Monday, August 31, 2009
I’m trying to determine who should be the most embarrassed about the University of South Carolina art department exhibition. There's the McKissick Museum, where the show is on display; the art department which isn’t very engaged in this excellent exhibition opportunity; and the university which should be chagrined at is being represented in such an unflattering and public manner.
That said, both the museum and the art department are in a tough spot with this every- two-year show. The museum has little control over what’s submitted. And while it doesn’t appear that the artists spent much time considering what they would put in the show, why should they when they can only have one piece in the show and have no control over what the other artists submit?
The generically-title “Biennial Department of Art Faculty Exhibition” consists of about 20 fairly recent pieces most in traditional mediums of painting, drawing, printmaking, sculpture along with two videos.
Given that the museum and art department have two years to create this exhibition, it’s hard to understand why it is so pedestrian. Shouldn’t the museum come up with some unified theme for the show? Shouldn’t the artists create specific pieces for this show? And shouldn’t there be a range of work that shows everything the department is about?
By and large the art is fine, but nothing to get excited about or worth making a special trip to see.

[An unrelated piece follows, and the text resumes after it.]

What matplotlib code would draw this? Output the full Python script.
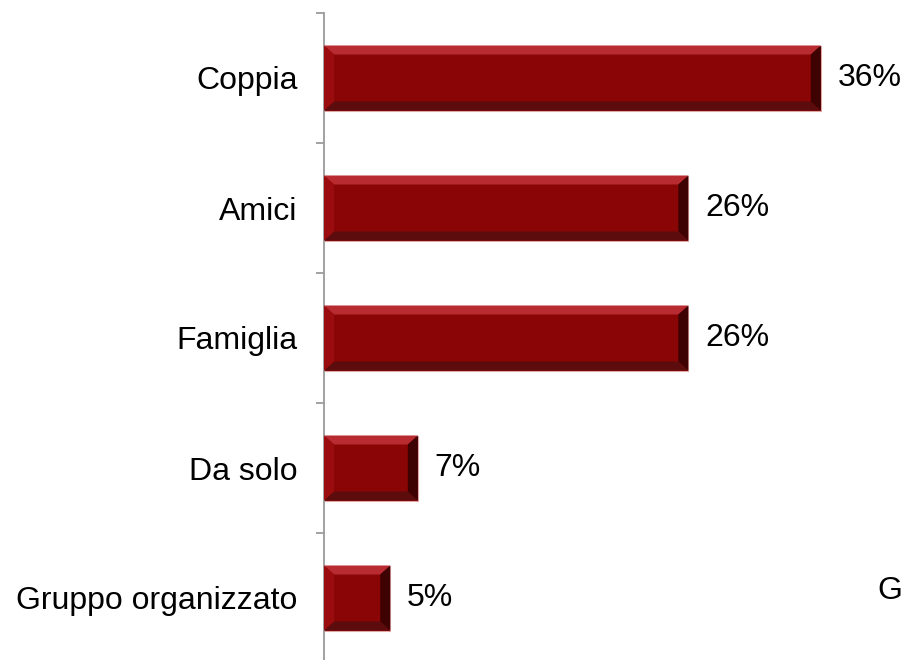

A few works rise above the rest such as Pam Bower’s funny and disturbing painting of a pig head and Marius Valdes’ laugh-out-loud image of colored eggs held captive. (Upper left) Ann
Hubbard’s abstract oil stick paintings are always well crafted and the one in this show, “Time Channel,” is particularly good. The surface is thick and slick and the imagery blends the abstract, and rather otherworldly, with a landscape reference. You’d be hard-pressed not to be impressed and slightly disturbed by David Voros’ “Icarus,” (left) a nearly-life sized man flying horizontally across a black background. (The museum was unable to provide images of all but one of these works. It also has the incorrect dates for the show listed on its website.)
It’s not often you get to wear 3-D glasses in an art gallery, but that’s what Simon Tarr’s intentionally-disorienting film asks you to do. But 3D movies have the same problem they did when “Bwana Devil” hit the big screen back in 1952 – you have to wear those stupid glasses and it still doesn’t look that good. The other cinematic experience is the public-service documentary “Why We Smoke” by Susan Hogue. It’s unimaginative, providing no new information or unique viewpoints and is poorly constructed in every sense.
Several artists have managed to sneak in more than one piece by saying a group of works is actually one piece. I don’t buy it, but I’m glad to see more than one piece by an artist.
With only one work per artist it’s hard to get a real sense of the artist’ overall quality or concerns. I’ve seen many pieces and shows by a lot of these artists over a long period – but that doesn’t do a normal museum visitor much good. These artists are better than this exhibition shows. I’m assuming that any art department faculty member who wants to be in the show can, but four or five are missing.
One has to sympathize with the museum staff. This is a show that somewhere along the line the museum agreed to do as a service to the art department, but isn’t a priority. For the artists it looks like both an entitlement and an obligation. Considering that, everyone does about as well as they can, but you can’t make a silk purse out of a sow’s ear. (Although in the case of Bowers’ painting, a sow’s ear is much nicer than a silk purse.)
This exhibition should be THE showcase for the art department and the university – the place where people can see the best the department has to offer. Someone – the museum, the art department, the university- needs to make this show a priority or make it disappear.
But it won't soon disappear - it's up until Jan. 9.